■ **Direction**: Look through the material and tally each line bearing the word "with". Give only the total.

■ **Records shown**:
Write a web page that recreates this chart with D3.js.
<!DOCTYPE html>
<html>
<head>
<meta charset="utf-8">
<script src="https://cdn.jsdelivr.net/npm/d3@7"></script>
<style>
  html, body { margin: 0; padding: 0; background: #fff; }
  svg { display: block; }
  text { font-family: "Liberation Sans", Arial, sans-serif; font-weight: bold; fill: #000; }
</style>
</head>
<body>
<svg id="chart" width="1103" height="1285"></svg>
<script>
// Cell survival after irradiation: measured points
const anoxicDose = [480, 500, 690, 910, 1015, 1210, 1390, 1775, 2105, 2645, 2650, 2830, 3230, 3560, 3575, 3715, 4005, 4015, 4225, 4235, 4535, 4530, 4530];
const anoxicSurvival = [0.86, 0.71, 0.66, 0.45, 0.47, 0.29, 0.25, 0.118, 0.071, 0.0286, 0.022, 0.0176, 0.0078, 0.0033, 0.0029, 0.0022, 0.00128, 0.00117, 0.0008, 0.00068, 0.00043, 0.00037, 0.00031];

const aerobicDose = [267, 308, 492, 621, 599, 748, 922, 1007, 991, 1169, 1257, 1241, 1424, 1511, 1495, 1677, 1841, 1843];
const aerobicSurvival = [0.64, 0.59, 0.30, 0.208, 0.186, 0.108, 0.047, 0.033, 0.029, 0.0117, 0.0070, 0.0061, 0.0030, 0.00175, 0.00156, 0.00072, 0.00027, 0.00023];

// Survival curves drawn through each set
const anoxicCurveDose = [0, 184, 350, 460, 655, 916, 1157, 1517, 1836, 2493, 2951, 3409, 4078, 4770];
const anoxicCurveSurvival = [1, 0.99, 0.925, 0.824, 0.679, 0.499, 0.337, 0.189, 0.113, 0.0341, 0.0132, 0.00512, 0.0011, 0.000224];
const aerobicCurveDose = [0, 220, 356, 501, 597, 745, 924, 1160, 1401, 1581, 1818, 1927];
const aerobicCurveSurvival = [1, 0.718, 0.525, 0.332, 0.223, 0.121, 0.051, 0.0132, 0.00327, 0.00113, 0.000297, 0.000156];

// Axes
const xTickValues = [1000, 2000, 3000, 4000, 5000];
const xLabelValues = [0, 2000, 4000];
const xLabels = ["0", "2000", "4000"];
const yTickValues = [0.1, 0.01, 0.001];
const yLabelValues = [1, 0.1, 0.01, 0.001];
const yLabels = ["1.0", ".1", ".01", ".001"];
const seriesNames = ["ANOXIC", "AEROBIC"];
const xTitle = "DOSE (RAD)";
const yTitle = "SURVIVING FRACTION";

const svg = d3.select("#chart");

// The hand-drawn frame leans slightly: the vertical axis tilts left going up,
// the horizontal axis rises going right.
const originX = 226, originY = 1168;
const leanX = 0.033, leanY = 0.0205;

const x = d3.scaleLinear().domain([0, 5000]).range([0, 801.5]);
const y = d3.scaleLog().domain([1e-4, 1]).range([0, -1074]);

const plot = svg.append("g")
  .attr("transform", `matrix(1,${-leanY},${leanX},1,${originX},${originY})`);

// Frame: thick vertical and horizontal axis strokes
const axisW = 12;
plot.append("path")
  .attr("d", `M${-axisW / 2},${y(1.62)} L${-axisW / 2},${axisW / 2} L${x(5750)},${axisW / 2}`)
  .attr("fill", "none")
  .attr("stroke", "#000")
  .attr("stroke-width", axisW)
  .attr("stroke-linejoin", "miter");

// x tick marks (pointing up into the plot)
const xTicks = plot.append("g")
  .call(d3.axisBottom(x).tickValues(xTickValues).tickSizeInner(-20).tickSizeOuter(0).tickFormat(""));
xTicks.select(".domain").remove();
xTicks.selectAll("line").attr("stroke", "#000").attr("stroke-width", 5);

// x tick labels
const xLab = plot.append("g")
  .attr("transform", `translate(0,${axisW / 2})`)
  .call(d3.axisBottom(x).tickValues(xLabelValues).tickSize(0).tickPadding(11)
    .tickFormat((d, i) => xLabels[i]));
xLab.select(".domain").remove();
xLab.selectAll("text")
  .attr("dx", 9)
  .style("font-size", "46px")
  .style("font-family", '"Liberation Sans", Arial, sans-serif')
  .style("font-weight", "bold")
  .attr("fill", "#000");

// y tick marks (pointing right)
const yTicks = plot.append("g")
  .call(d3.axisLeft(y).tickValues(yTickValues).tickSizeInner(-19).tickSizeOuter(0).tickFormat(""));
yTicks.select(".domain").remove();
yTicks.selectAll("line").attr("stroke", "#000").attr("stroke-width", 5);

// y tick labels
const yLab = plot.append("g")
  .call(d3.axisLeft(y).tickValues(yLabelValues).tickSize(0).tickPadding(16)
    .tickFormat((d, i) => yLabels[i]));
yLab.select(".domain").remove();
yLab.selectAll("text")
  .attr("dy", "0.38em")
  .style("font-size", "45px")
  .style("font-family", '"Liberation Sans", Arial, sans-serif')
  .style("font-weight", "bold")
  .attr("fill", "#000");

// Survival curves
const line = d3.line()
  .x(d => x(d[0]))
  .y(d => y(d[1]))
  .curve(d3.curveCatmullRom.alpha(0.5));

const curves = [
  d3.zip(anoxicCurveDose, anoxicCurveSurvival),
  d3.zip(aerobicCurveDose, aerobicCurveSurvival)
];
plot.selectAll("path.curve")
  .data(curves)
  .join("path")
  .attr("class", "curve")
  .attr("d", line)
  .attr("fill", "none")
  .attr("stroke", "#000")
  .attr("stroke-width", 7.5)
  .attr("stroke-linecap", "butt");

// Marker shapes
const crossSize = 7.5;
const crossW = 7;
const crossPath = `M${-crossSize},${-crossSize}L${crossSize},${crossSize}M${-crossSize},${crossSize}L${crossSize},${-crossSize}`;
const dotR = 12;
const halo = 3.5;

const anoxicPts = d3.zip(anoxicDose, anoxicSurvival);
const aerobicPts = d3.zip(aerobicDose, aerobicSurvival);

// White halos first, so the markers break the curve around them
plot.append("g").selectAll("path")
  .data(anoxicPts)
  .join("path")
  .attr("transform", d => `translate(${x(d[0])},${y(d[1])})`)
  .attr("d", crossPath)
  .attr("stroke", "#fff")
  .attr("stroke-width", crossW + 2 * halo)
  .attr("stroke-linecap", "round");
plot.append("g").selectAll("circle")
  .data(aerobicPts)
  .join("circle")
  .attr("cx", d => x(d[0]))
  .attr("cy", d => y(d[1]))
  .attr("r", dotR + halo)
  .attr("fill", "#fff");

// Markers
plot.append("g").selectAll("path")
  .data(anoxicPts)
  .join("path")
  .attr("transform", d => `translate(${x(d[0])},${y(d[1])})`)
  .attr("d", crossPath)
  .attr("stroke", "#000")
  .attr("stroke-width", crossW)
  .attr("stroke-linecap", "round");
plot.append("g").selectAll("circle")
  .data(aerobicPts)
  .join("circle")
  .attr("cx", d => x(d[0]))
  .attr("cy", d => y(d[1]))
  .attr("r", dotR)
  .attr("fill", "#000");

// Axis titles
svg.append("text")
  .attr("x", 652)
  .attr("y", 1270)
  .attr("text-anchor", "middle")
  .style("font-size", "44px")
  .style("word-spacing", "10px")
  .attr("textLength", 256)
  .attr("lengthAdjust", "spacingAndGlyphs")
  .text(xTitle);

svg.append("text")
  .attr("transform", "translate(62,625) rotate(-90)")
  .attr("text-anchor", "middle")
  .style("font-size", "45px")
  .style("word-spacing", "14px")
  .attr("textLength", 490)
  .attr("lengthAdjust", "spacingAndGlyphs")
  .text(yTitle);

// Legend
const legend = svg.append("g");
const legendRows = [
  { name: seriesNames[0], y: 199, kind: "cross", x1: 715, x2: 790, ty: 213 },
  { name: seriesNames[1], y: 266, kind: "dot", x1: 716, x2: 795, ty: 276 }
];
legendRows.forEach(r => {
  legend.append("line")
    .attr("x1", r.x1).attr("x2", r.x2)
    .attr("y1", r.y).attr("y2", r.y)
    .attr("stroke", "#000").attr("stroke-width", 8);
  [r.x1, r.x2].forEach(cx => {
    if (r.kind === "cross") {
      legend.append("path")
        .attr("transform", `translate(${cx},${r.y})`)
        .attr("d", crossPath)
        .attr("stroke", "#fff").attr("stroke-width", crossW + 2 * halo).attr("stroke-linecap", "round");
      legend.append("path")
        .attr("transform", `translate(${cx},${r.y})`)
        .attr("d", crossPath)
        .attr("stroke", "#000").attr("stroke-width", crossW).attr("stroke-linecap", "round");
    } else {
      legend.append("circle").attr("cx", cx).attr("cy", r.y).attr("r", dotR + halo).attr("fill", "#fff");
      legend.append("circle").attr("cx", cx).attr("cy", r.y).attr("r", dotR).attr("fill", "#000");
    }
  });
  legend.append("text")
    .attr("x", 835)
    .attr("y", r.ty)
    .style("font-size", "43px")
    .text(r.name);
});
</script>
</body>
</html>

...

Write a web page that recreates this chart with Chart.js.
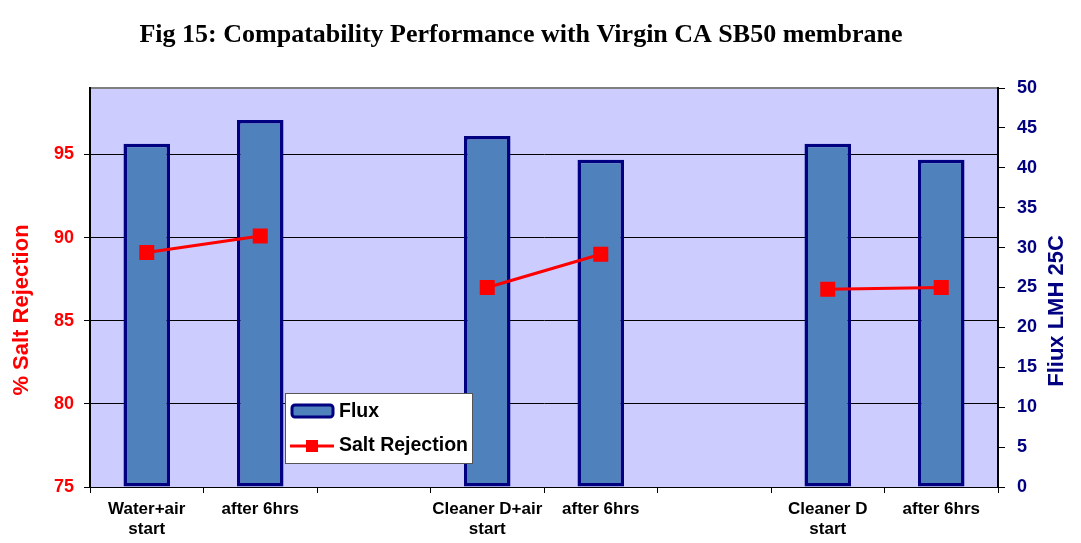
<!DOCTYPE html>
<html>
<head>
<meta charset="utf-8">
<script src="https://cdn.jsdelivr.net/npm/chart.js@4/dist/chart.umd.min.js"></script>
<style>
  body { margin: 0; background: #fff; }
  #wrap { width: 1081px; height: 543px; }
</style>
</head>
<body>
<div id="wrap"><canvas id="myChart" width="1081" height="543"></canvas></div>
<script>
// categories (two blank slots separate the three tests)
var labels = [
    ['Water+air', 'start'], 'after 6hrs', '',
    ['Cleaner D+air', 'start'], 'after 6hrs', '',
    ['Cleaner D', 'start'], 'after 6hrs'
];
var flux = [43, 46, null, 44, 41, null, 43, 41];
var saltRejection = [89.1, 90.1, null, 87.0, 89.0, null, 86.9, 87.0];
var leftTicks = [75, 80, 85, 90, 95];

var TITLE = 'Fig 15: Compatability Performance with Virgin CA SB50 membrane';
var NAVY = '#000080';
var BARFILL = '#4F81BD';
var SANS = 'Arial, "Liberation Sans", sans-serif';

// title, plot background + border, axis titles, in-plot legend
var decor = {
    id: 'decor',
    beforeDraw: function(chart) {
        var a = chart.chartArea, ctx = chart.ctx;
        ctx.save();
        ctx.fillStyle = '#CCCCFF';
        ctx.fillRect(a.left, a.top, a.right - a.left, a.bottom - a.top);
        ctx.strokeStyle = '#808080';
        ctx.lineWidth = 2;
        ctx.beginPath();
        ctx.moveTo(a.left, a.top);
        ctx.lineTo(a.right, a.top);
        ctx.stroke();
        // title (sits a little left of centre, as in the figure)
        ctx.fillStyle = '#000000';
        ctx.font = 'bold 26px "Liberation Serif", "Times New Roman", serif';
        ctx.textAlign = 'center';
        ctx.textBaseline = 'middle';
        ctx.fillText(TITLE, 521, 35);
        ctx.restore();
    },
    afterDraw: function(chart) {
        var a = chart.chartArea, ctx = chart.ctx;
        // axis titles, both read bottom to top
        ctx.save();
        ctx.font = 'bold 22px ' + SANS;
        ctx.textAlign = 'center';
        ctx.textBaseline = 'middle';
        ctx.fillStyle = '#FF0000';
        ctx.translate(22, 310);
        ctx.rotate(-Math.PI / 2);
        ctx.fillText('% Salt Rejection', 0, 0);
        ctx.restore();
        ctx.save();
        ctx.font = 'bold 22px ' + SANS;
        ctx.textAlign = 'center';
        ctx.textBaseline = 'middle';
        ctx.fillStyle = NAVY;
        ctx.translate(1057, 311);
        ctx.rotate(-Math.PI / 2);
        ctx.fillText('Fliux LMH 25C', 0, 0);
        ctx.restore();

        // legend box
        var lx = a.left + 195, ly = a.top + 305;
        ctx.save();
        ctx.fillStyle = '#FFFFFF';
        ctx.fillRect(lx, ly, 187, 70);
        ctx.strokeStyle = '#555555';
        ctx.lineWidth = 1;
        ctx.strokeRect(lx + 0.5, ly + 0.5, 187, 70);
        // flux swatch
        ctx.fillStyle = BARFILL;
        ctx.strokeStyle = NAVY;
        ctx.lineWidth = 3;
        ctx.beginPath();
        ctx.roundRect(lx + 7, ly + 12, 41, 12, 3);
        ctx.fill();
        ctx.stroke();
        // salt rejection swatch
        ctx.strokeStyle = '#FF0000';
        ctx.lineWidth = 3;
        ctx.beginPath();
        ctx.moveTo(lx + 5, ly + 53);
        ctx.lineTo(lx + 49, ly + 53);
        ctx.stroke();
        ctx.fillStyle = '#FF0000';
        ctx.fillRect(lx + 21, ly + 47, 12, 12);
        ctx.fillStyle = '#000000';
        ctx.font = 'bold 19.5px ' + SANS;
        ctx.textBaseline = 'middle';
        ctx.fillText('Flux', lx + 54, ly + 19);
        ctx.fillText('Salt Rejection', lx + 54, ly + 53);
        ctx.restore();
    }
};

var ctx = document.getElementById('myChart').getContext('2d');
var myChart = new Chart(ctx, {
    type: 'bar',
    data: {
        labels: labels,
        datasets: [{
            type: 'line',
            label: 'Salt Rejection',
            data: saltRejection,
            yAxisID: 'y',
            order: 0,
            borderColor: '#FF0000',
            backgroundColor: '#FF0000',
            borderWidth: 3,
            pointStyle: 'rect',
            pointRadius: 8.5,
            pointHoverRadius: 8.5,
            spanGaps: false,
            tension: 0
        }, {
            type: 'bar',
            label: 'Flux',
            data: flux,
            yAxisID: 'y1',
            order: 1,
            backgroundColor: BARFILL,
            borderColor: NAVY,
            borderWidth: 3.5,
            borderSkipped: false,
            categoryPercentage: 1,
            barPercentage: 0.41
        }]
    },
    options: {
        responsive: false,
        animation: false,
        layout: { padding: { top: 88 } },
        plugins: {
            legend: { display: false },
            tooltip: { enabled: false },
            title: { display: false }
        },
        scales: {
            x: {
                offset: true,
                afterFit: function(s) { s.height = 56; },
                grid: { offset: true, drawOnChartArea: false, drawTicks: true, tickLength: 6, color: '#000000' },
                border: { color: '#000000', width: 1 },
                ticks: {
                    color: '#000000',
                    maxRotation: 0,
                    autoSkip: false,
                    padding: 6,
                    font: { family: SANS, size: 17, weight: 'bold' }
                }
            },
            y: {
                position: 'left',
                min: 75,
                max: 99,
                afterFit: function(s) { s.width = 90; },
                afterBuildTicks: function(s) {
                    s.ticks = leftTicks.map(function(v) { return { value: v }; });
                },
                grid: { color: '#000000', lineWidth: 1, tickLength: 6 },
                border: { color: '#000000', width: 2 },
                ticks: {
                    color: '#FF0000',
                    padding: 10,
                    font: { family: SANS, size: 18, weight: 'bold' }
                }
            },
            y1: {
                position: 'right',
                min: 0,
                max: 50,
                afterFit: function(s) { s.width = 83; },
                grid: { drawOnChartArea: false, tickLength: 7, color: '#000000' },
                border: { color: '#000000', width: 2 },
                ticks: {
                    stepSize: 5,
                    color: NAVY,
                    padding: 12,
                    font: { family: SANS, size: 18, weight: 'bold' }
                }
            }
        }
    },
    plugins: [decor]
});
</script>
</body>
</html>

■ **Response**: 3